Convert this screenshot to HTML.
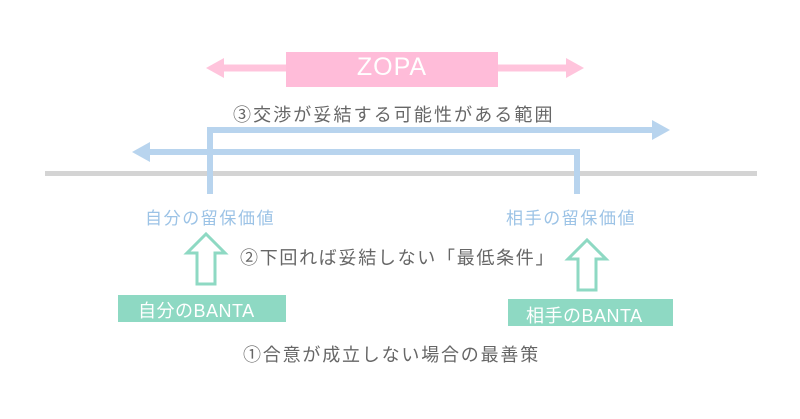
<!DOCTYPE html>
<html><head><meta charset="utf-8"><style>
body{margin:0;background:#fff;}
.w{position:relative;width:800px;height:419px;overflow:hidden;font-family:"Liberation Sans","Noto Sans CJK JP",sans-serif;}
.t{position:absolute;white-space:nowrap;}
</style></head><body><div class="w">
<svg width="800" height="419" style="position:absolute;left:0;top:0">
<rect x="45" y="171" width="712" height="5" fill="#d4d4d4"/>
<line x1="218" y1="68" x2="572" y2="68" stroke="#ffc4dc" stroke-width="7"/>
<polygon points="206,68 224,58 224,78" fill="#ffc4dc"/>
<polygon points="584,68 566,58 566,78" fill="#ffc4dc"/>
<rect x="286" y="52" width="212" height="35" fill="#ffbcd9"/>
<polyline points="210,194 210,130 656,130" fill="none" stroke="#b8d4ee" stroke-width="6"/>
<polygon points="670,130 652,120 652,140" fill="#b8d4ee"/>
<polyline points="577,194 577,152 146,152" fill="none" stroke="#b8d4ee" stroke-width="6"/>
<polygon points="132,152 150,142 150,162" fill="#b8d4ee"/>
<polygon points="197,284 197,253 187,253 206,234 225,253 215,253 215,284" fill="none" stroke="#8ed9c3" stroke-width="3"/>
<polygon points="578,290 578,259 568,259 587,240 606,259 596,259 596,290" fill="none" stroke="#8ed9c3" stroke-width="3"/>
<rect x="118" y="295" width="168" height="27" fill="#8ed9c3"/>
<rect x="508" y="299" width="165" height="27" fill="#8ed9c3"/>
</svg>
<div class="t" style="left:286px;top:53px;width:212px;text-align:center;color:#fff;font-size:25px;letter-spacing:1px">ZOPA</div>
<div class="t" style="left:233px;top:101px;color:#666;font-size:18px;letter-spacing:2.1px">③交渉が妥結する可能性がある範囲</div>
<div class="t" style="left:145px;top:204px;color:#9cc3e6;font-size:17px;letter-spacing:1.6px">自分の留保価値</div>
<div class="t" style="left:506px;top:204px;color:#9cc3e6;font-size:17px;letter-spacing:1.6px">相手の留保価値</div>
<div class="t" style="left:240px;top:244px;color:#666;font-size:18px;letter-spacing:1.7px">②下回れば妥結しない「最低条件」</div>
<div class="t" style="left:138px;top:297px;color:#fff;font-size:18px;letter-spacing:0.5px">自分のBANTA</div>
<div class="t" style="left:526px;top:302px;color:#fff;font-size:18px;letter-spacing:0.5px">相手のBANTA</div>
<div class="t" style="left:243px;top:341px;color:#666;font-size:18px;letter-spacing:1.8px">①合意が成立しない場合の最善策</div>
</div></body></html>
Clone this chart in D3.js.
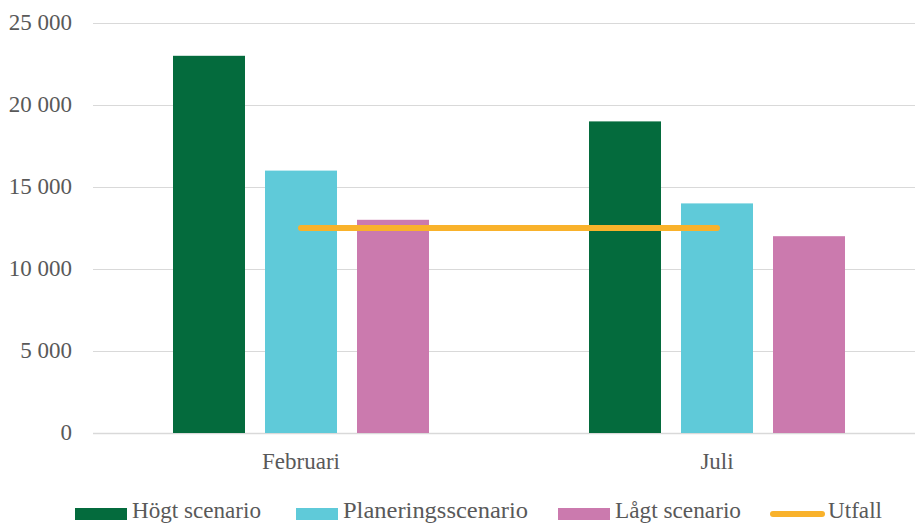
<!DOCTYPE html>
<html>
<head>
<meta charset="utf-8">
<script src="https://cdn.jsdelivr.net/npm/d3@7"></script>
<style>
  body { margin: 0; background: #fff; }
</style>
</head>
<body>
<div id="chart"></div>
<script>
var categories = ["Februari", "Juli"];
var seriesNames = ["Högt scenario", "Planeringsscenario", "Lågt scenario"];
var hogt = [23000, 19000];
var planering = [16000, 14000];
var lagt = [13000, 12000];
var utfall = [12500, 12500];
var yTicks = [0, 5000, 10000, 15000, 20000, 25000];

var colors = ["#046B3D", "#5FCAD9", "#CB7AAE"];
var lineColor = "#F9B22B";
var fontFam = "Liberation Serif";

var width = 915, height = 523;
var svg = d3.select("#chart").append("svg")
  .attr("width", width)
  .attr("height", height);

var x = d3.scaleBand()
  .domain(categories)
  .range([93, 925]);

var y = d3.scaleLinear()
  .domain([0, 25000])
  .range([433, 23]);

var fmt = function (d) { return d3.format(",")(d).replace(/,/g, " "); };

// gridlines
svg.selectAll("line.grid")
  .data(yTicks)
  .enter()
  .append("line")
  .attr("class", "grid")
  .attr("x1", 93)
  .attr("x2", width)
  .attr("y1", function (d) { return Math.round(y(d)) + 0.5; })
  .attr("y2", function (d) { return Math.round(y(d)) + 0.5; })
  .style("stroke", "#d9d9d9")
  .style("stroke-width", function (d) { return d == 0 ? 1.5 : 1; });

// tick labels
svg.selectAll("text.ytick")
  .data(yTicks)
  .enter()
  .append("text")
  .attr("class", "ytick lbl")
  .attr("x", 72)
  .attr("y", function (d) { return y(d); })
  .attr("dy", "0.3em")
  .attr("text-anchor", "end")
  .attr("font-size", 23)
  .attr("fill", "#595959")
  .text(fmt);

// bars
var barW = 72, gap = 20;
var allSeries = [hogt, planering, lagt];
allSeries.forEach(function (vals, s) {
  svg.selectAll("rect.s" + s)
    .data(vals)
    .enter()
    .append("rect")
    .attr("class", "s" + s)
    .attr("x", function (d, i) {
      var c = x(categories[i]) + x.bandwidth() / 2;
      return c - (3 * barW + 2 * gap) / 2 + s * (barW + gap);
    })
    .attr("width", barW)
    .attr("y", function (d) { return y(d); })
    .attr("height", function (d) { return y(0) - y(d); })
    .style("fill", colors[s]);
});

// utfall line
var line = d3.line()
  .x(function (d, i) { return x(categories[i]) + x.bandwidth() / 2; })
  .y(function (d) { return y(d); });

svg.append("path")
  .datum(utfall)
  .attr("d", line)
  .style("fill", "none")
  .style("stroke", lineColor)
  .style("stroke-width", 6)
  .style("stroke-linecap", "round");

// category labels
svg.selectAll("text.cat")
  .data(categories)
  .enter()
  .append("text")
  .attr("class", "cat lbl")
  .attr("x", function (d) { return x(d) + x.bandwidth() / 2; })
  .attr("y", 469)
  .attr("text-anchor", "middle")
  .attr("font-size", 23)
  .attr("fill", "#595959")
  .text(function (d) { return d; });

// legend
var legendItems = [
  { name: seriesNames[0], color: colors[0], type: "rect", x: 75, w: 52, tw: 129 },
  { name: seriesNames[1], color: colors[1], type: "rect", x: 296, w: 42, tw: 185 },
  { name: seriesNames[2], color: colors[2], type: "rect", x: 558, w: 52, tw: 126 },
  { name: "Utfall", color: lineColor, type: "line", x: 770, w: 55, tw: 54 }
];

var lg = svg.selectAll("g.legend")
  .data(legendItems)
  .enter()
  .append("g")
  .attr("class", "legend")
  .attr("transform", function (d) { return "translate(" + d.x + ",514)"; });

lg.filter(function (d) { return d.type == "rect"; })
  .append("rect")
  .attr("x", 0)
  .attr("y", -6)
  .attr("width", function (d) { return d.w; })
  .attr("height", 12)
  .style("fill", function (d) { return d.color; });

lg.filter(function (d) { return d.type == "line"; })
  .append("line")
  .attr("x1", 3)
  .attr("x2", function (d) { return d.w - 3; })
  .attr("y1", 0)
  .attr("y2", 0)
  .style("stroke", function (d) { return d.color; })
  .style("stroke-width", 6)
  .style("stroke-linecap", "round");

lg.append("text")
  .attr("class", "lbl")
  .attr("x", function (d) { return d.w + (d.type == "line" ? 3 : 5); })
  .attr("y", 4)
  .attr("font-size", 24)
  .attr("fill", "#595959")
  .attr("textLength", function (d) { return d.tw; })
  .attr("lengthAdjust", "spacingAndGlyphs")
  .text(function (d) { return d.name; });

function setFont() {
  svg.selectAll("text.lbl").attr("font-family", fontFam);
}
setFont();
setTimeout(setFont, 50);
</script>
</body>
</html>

- - - - - - -

:: GIVEN PROBLEM ::
Make an exact copy of every record, pictures excluded.

:: FINAL ANSWER ::
Convert this screenshot to HTML.
<!DOCTYPE html>
<html><head><meta charset="utf-8"><style>
body{margin:0;background:#fff;}
.w{position:relative;width:800px;height:419px;overflow:hidden;font-family:"Liberation Sans","Noto Sans CJK JP",sans-serif;}
.t{position:absolute;white-space:nowrap;}
</style></head><body><div class="w">
<svg width="800" height="419" style="position:absolute;left:0;top:0">
<rect x="45" y="171" width="712" height="5" fill="#d4d4d4"/>
<line x1="218" y1="68" x2="572" y2="68" stroke="#ffc4dc" stroke-width="7"/>
<polygon points="206,68 224,58 224,78" fill="#ffc4dc"/>
<polygon points="584,68 566,58 566,78" fill="#ffc4dc"/>
<rect x="286" y="52" width="212" height="35" fill="#ffbcd9"/>
<polyline points="210,194 210,130 656,130" fill="none" stroke="#b8d4ee" stroke-width="6"/>
<polygon points="670,130 652,120 652,140" fill="#b8d4ee"/>
<polyline points="577,194 577,152 146,152" fill="none" stroke="#b8d4ee" stroke-width="6"/>
<polygon points="132,152 150,142 150,162" fill="#b8d4ee"/>
<polygon points="197,284 197,253 187,253 206,234 225,253 215,253 215,284" fill="none" stroke="#8ed9c3" stroke-width="3"/>
<polygon points="578,290 578,259 568,259 587,240 606,259 596,259 596,290" fill="none" stroke="#8ed9c3" stroke-width="3"/>
<rect x="118" y="295" width="168" height="27" fill="#8ed9c3"/>
<rect x="508" y="299" width="165" height="27" fill="#8ed9c3"/>
</svg>
<div class="t" style="left:286px;top:53px;width:212px;text-align:center;color:#fff;font-size:25px;letter-spacing:1px">ZOPA</div>
<div class="t" style="left:233px;top:101px;color:#666;font-size:18px;letter-spacing:2.1px">③交渉が妥結する可能性がある範囲</div>
<div class="t" style="left:145px;top:204px;color:#9cc3e6;font-size:17px;letter-spacing:1.6px">自分の留保価値</div>
<div class="t" style="left:506px;top:204px;color:#9cc3e6;font-size:17px;letter-spacing:1.6px">相手の留保価値</div>
<div class="t" style="left:240px;top:244px;color:#666;font-size:18px;letter-spacing:1.7px">②下回れば妥結しない「最低条件」</div>
<div class="t" style="left:138px;top:297px;color:#fff;font-size:18px;letter-spacing:0.5px">自分のBANTA</div>
<div class="t" style="left:526px;top:302px;color:#fff;font-size:18px;letter-spacing:0.5px">相手のBANTA</div>
<div class="t" style="left:243px;top:341px;color:#666;font-size:18px;letter-spacing:1.8px">①合意が成立しない場合の最善策</div>
</div></body></html>
Clone this chart in D3.js.
<!DOCTYPE html>
<html>
<head>
<meta charset="utf-8">
<script src="https://cdn.jsdelivr.net/npm/d3@7"></script>
<style>
  body { margin: 0; background: #fff; }
</style>
</head>
<body>
<div id="chart"></div>
<script>
var categories = ["Februari", "Juli"];
var seriesNames = ["Högt scenario", "Planeringsscenario", "Lågt scenario"];
var hogt = [23000, 19000];
var planering = [16000, 14000];
var lagt = [13000, 12000];
var utfall = [12500, 12500];
var yTicks = [0, 5000, 10000, 15000, 20000, 25000];

var colors = ["#046B3D", "#5FCAD9", "#CB7AAE"];
var lineColor = "#F9B22B";
var fontFam = "Liberation Serif";

var width = 915, height = 523;
var svg = d3.select("#chart").append("svg")
  .attr("width", width)
  .attr("height", height);

var x = d3.scaleBand()
  .domain(categories)
  .range([93, 925]);

var y = d3.scaleLinear()
  .domain([0, 25000])
  .range([433, 23]);

var fmt = function (d) { return d3.format(",")(d).replace(/,/g, " "); };

// gridlines
svg.selectAll("line.grid")
  .data(yTicks)
  .enter()
  .append("line")
  .attr("class", "grid")
  .attr("x1", 93)
  .attr("x2", width)
  .attr("y1", function (d) { return Math.round(y(d)) + 0.5; })
  .attr("y2", function (d) { return Math.round(y(d)) + 0.5; })
  .style("stroke", "#d9d9d9")
  .style("stroke-width", function (d) { return d == 0 ? 1.5 : 1; });

// tick labels
svg.selectAll("text.ytick")
  .data(yTicks)
  .enter()
  .append("text")
  .attr("class", "ytick lbl")
  .attr("x", 72)
  .attr("y", function (d) { return y(d); })
  .attr("dy", "0.3em")
  .attr("text-anchor", "end")
  .attr("font-size", 23)
  .attr("fill", "#595959")
  .text(fmt);

// bars
var barW = 72, gap = 20;
var allSeries = [hogt, planering, lagt];
allSeries.forEach(function (vals, s) {
  svg.selectAll("rect.s" + s)
    .data(vals)
    .enter()
    .append("rect")
    .attr("class", "s" + s)
    .attr("x", function (d, i) {
      var c = x(categories[i]) + x.bandwidth() / 2;
      return c - (3 * barW + 2 * gap) / 2 + s * (barW + gap);
    })
    .attr("width", barW)
    .attr("y", function (d) { return y(d); })
    .attr("height", function (d) { return y(0) - y(d); })
    .style("fill", colors[s]);
});

// utfall line
var line = d3.line()
  .x(function (d, i) { return x(categories[i]) + x.bandwidth() / 2; })
  .y(function (d) { return y(d); });

svg.append("path")
  .datum(utfall)
  .attr("d", line)
  .style("fill", "none")
  .style("stroke", lineColor)
  .style("stroke-width", 6)
  .style("stroke-linecap", "round");

// category labels
svg.selectAll("text.cat")
  .data(categories)
  .enter()
  .append("text")
  .attr("class", "cat lbl")
  .attr("x", function (d) { return x(d) + x.bandwidth() / 2; })
  .attr("y", 469)
  .attr("text-anchor", "middle")
  .attr("font-size", 23)
  .attr("fill", "#595959")
  .text(function (d) { return d; });

// legend
var legendItems = [
  { name: seriesNames[0], color: colors[0], type: "rect", x: 75, w: 52, tw: 129 },
  { name: seriesNames[1], color: colors[1], type: "rect", x: 296, w: 42, tw: 185 },
  { name: seriesNames[2], color: colors[2], type: "rect", x: 558, w: 52, tw: 126 },
  { name: "Utfall", color: lineColor, type: "line", x: 770, w: 55, tw: 54 }
];

var lg = svg.selectAll("g.legend")
  .data(legendItems)
  .enter()
  .append("g")
  .attr("class", "legend")
  .attr("transform", function (d) { return "translate(" + d.x + ",514)"; });

lg.filter(function (d) { return d.type == "rect"; })
  .append("rect")
  .attr("x", 0)
  .attr("y", -6)
  .attr("width", function (d) { return d.w; })
  .attr("height", 12)
  .style("fill", function (d) { return d.color; });

lg.filter(function (d) { return d.type == "line"; })
  .append("line")
  .attr("x1", 3)
  .attr("x2", function (d) { return d.w - 3; })
  .attr("y1", 0)
  .attr("y2", 0)
  .style("stroke", function (d) { return d.color; })
  .style("stroke-width", 6)
  .style("stroke-linecap", "round");

lg.append("text")
  .attr("class", "lbl")
  .attr("x", function (d) { return d.w + (d.type == "line" ? 3 : 5); })
  .attr("y", 4)
  .attr("font-size", 24)
  .attr("fill", "#595959")
  .attr("textLength", function (d) { return d.tw; })
  .attr("lengthAdjust", "spacingAndGlyphs")
  .text(function (d) { return d.name; });

function setFont() {
  svg.selectAll("text.lbl").attr("font-family", fontFam);
}
setFont();
setTimeout(setFont, 50);
</script>
</body>
</html>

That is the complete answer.